On the days he’s complete bum hole from the moment he opens his eyes Even Balder is sure to cry for extended periods of time, so I really get to question my sanity before lunch.
Sometimes I question where my little boy has gone, but then yesterday after chasing the little sod all round Mothercare, having him shout ‘No! You’re being naughty and you have to stop it!’ at me in front of the nice lady at the till, after he turned ALL the heads in Superdrug because he didn’t want to look for his brother’s sock, after wailing ‘Mummy let go of my hand you’re hurting me!’ earning me some looks of disapproval (I absolutely wasn’t hurting him) he burst into tears (still in a shop, natch) and said ‘Mummy I want a cuddle.’
I’ve noticed he does this when he knows I’m furious. It’s his way of checking that even though he’s been a little shit, I still love him. I’m not going to lie, I needed a couple of deep breaths before I could cuddle him. My emotions aren’t quite as flexible as his. But cuddle we did, I got on my knees in the middle of the shop and cuddled him. He wrapped his arms around me, I wiped the tears off his face and told him it was important to hold my hand and use his ‘listening ears’. He nodded and I left the shop with a calm little boy.
It would be great if that was how it ended, wouldn’t it?
Well obviously it didn’t. We got to the door and he said ‘Mummy, can we go to the cafe?’ I’m not flush with cash at the minute and maybe I’m a Scrooge but I’m not spending a fortune on overpriced cake and squash for a child I’ve had to chase around three shops.

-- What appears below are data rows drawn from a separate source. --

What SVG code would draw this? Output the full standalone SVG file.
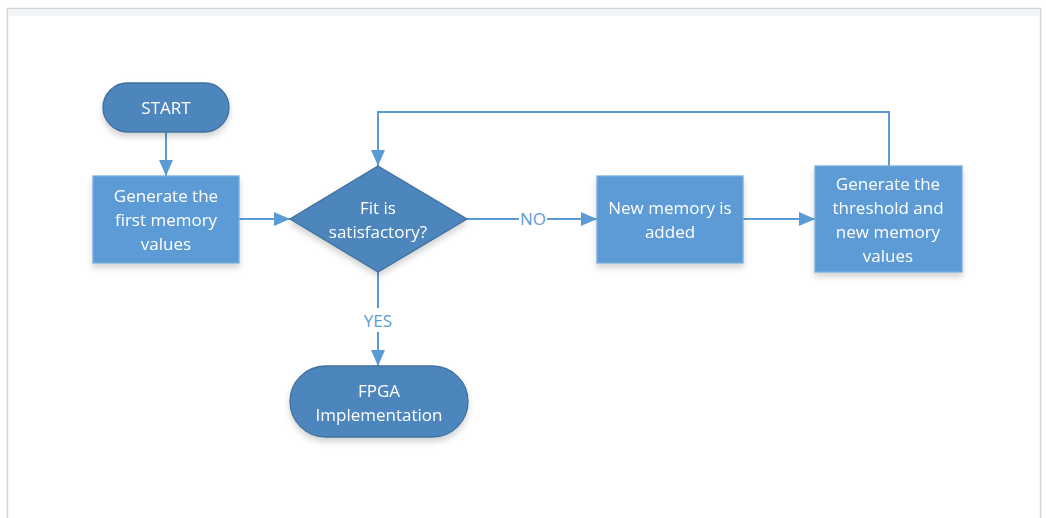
<svg xmlns="http://www.w3.org/2000/svg" width="1046" height="518" viewBox="0 0 1046 518">
  <style>
    .term { fill: #4E86BD; stroke: #41719C; stroke-width: 1.3; }
    .proc { fill: #5B9BD5; stroke: #7AAEDD; stroke-width: 1.3; }
    .dec { fill: #4E86BD; stroke: #41719C; stroke-width: 1.3; }
    .label { font-family: "Open Sans", "Noto Sans", sans-serif; font-size: 17px; fill: #FFFFFF; text-anchor: middle; }
    .edge-label { font-family: "Open Sans", "Noto Sans", sans-serif; font-size: 17px; fill: #5B9BD5; text-anchor: middle; }
    .wire { fill: none; stroke: #5B9BD5; stroke-width: 2; }
  </style>
  <defs>
    <marker id="arrow" viewBox="0 0 16 14" refX="16" refY="7" markerWidth="16" markerHeight="14" markerUnits="userSpaceOnUse" orient="auto">
      <path d="M0,0 L16,7 L0,14 Z" fill="#5B9BD5"/>
    </marker>
    <filter id="shadow" x="-20%" y="-20%" width="140%" height="150%">
      <feDropShadow dx="0" dy="4" stdDeviation="3" flood-color="#000000" flood-opacity="0.18"/>
    </filter>
  </defs>

  <!-- page frame -->
  <rect x="0" y="0" width="1046" height="518" fill="#FFFFFF"/>
  <path d="M7.5,518 V8.5 H1040.5 V518" fill="none" stroke="#D4D4D4" stroke-width="1.5"/>
  <rect x="9" y="10" width="1030" height="6" fill="#F2F6FA"/>

  <!-- connectors -->
  <g id="connectors">
    <path class="wire" d="M166,132 V176" marker-end="url(#arrow)"/>
    <path class="wire" d="M239,219 H290" marker-end="url(#arrow)"/>
    <path class="wire" d="M467,219 H597" marker-end="url(#arrow)"/>
    <path class="wire" d="M743,219 H815" marker-end="url(#arrow)"/>
    <path class="wire" d="M889,166 V112 H378 V166" marker-end="url(#arrow)"/>
    <path class="wire" d="M378,272 V366" marker-end="url(#arrow)"/>
    <rect x="519" y="208" width="28" height="22" fill="#FFFFFF"/>
    <text class="edge-label" x="533" y="225">NO</text>
    <rect x="362" y="308" width="32" height="24" fill="#FFFFFF"/>
    <text class="edge-label" x="378" y="327">YES</text>
  </g>

  <g id="start" filter="url(#shadow)">
    <rect class="term" x="103" y="83" width="126" height="49" rx="24.5"/>
    <text class="label" x="166" y="114">START</text>
  </g>

  <g id="generate-first" filter="url(#shadow)">
    <rect class="proc" x="93" y="176" width="146" height="87"/>
    <text class="label" x="166" y="202">Generate the</text>
    <text class="label" x="166" y="226">first memory</text>
    <text class="label" x="166" y="250">values</text>
  </g>

  <g id="fit-check" filter="url(#shadow)">
    <path class="dec" d="M378,166 L467,219 L378,272 L290,219 Z"/>
    <text class="label" x="378" y="214">Fit is</text>
    <text class="label" x="378" y="238">satisfactory?</text>
  </g>

  <g id="new-memory" filter="url(#shadow)">
    <rect class="proc" x="597" y="176" width="146" height="87"/>
    <text class="label" x="670" y="214">New memory is</text>
    <text class="label" x="670" y="238">added</text>
  </g>

  <g id="generate-threshold" filter="url(#shadow)">
    <rect class="proc" x="815" y="166" width="147" height="106"/>
    <text class="label" x="888" y="190">Generate the</text>
    <text class="label" x="888" y="214">threshold and</text>
    <text class="label" x="888" y="238">new memory</text>
    <text class="label" x="888" y="262">values</text>
  </g>

  <g id="fpga" filter="url(#shadow)">
    <rect class="term" x="290" y="366" width="178" height="71" rx="35.5"/>
    <text class="label" x="379" y="397">FPGA</text>
    <text class="label" x="379" y="421">Implementation</text>
  </g>
</svg>
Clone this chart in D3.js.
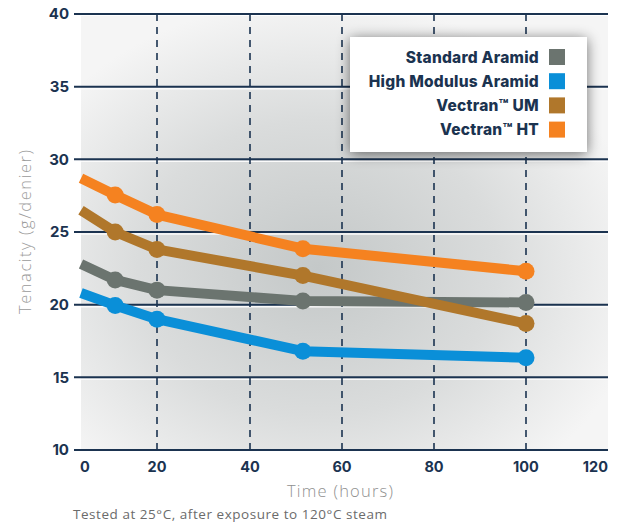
<!DOCTYPE html>
<html><head><meta charset="utf-8">
<script src="https://cdn.jsdelivr.net/npm/d3@7"></script>
<style>
body{margin:0;background:#fff;}
svg{display:block;}
</style></head>
<body><svg id="c" width="626" height="525"></svg>
<script>
// ---- data ----
const hours = [0, 9, 20, 51.5, 100];
const standardAramid = [22.8, 21.7, 21.0, 20.25, 20.15];
const highModulusAramid = [20.8, 19.95, 19.0, 16.8, 16.35];
const vectranUM = [26.5, 25.0, 23.8, 22.0, 18.7];
const vectranHT = [28.7, 27.55, 26.2, 23.85, 22.3];
const seriesNames = ["Standard Aramid", "High Modulus Aramid", "Vectran\u2122 UM", "Vectran\u2122 HT"];
const seriesColors = ["#6b746f", "#0a8fd8", "#b0772b", "#f58220"];
const xTicks = [0, 20, 40, 60, 80, 100, 120];
const yTicks = [10, 15, 20, 25, 30, 35, 40];

const svg = d3.select("#c");
const navy = "#1b3350";

const x = d3.scaleLinear().domain(xTicks).range([81, 157, 250, 342, 434, 526, 608]);
const y = d3.scaleLinear().domain([10, 40]).range([450, 14]);

// background gradient
const defs = svg.append("defs");
const g = defs.append("radialGradient").attr("id", "bg").attr("cx", "45%").attr("cy", "58%").attr("r", "62%");
g.append("stop").attr("offset", "0%").attr("stop-color", "#c4c8c8");
g.append("stop").attr("offset", "55%").attr("stop-color", "#dadcdc");
g.append("stop").attr("offset", "100%").attr("stop-color", "#f5f5f5");
const f = defs.append("filter").attr("id", "sh").attr("x", "-20%").attr("y", "-30%").attr("width", "140%").attr("height", "160%");
f.append("feGaussianBlur").attr("in", "SourceAlpha").attr("stdDeviation", 7);
f.append("feOffset").attr("dx", 0).attr("dy", 2).attr("result", "b");
f.append("feComponentTransfer").append("feFuncA").attr("type", "linear").attr("slope", 0.55);
const fm = f.append("feMerge");
fm.append("feMergeNode");
fm.append("feMergeNode").attr("in", "SourceGraphic");

svg.append("rect").attr("x", x(0)).attr("y", y(40) + 2).attr("width", x(120) - x(0)).attr("height", y(10) - y(40) - 2)
  .attr("fill", "url(#bg)");
// thin white separators below gridlines
svg.append("g").selectAll("line").data(yTicks.slice(1, -1)).join("line")
  .attr("x1", x(0)).attr("x2", x(120)).attr("y1", d => y(d) + 2).attr("y2", d => y(d) + 2)
  .attr("stroke", "#fbfbfb").attr("stroke-width", 1.5);

// vertical dashed gridlines
svg.append("g").selectAll("line").data(xTicks.slice(1, -1)).join("line")
  .attr("x1", d => x(d)).attr("x2", d => x(d)).attr("y1", y(40)).attr("y2", y(10))
  .attr("stroke", navy).attr("stroke-width", 1.6).attr("stroke-dasharray", "7,6");

// horizontal gridlines
svg.append("g").selectAll("line").data(yTicks).join("line")
  .attr("x1", 74).attr("x2", x(120)).attr("y1", d => y(d)).attr("y2", d => y(d))
  .attr("stroke", navy).attr("stroke-width", 2);

// y tick labels
svg.append("g").selectAll("text").data(yTicks).join("text")
  .attr("x", 69).attr("y", d => y(d)).attr("dy", "0.35em").attr("text-anchor", "end")
  .attr("font-family", "Inter, sans-serif").attr("font-weight", 700).attr("font-size", 15)
  .attr("fill", navy).text(d => d);

// x tick labels
svg.append("g").selectAll("text").data(xTicks).join("text")
  .attr("x", d => d === 0 ? x(0) - 1 : d === 120 ? x(120) : x(d))
  .attr("y", 472).attr("text-anchor", d => d === 0 ? "start" : d === 120 ? "end" : "middle")
  .attr("font-family", "Inter, sans-serif").attr("font-weight", 700).attr("font-size", 14.5)
  .attr("fill", navy).text(d => d);

// series
const allSeries = [standardAramid, highModulusAramid, vectranUM, vectranHT];
const line = d3.line().x((d, i) => x(hours[i])).y(d => y(d));
[0, 1, 2, 3].forEach(si => {
  const vals = allSeries[si];
  svg.append("path").datum(vals).attr("d", line).attr("fill", "none")
    .attr("stroke", seriesColors[si]).attr("stroke-width", 10).attr("stroke-linejoin", "round");
  svg.append("g").selectAll("circle").data(vals.slice(1)).join("circle")
    .attr("cx", (d, i) => x(hours[i + 1])).attr("cy", d => y(d)).attr("r", 8.5)
    .attr("fill", seriesColors[si]);
});

// legend
const lg = svg.append("g");
lg.append("rect").attr("x", 350).attr("y", 37).attr("width", 237).attr("height", 115)
  .attr("fill", "#fff").attr("filter", "url(#sh)");
seriesNames.forEach((n, i) => {
  const cy = 57 + i * 24.2;
  lg.append("text").attr("x", 539).attr("y", cy).attr("dy", "0.36em").attr("text-anchor", "end")
    .attr("font-family", "Inter, sans-serif").attr("font-weight", 800).attr("font-size", 15.5)
    .attr("letter-spacing", 0.25)
    .attr("fill", navy).text(n);
  lg.append("rect").attr("x", 549).attr("y", cy - 8).attr("width", 16).attr("height", 16)
    .attr("fill", seriesColors[i]);
});

// axis titles
svg.append("text").attr("transform", "translate(31,232) rotate(-90)").attr("text-anchor", "middle")
  .attr("font-family", "'Open Sans', sans-serif").attr("font-weight", 300).attr("font-size", 16.5)
  .attr("textLength", 164).attr("lengthAdjust", "spacing")
  .attr("fill", "#9a9a9a").text("Tenacity (g/denier)");
svg.append("text").attr("x", 340).attr("y", 497).attr("text-anchor", "middle")
  .attr("font-family", "'Open Sans', sans-serif").attr("font-weight", 300).attr("font-size", 16.5)
  .attr("textLength", 106).attr("lengthAdjust", "spacing")
  .attr("fill", "#8f8f8f").text("Time (hours)");
svg.append("text").attr("x", 73).attr("y", 519)
  .attr("font-family", "'Open Sans', sans-serif").attr("font-weight", 400).attr("font-size", 13.5)
  .attr("textLength", 314).attr("lengthAdjust", "spacing")
  .attr("fill", "#6b6b6b").text("Tested at 25\u00b0C, after exposure to 120\u00b0C steam");
</script></body></html>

My refusal started the very dramatic, rather theatrical wailing again. With repetition of the phrases: ‘I WANT TO GO TO THE CAFE!’ and ‘I DON’T WANT TO GO HOME!’
But home we went. I’d like to point out my mum was with us, doing a good job of pretending she wasn’t. Traitor.
In other news:
Already regretting buying the Bald Kitten a noisy police car for his birthday.
Hubs and I had a heart attack after the boy said what sounded very much like ‘the animals are slags.’ Turns out he said ‘the animals are SAD and we need our hearing checked.
Even Balder is producing so much dribble I think he might actually be just dribble.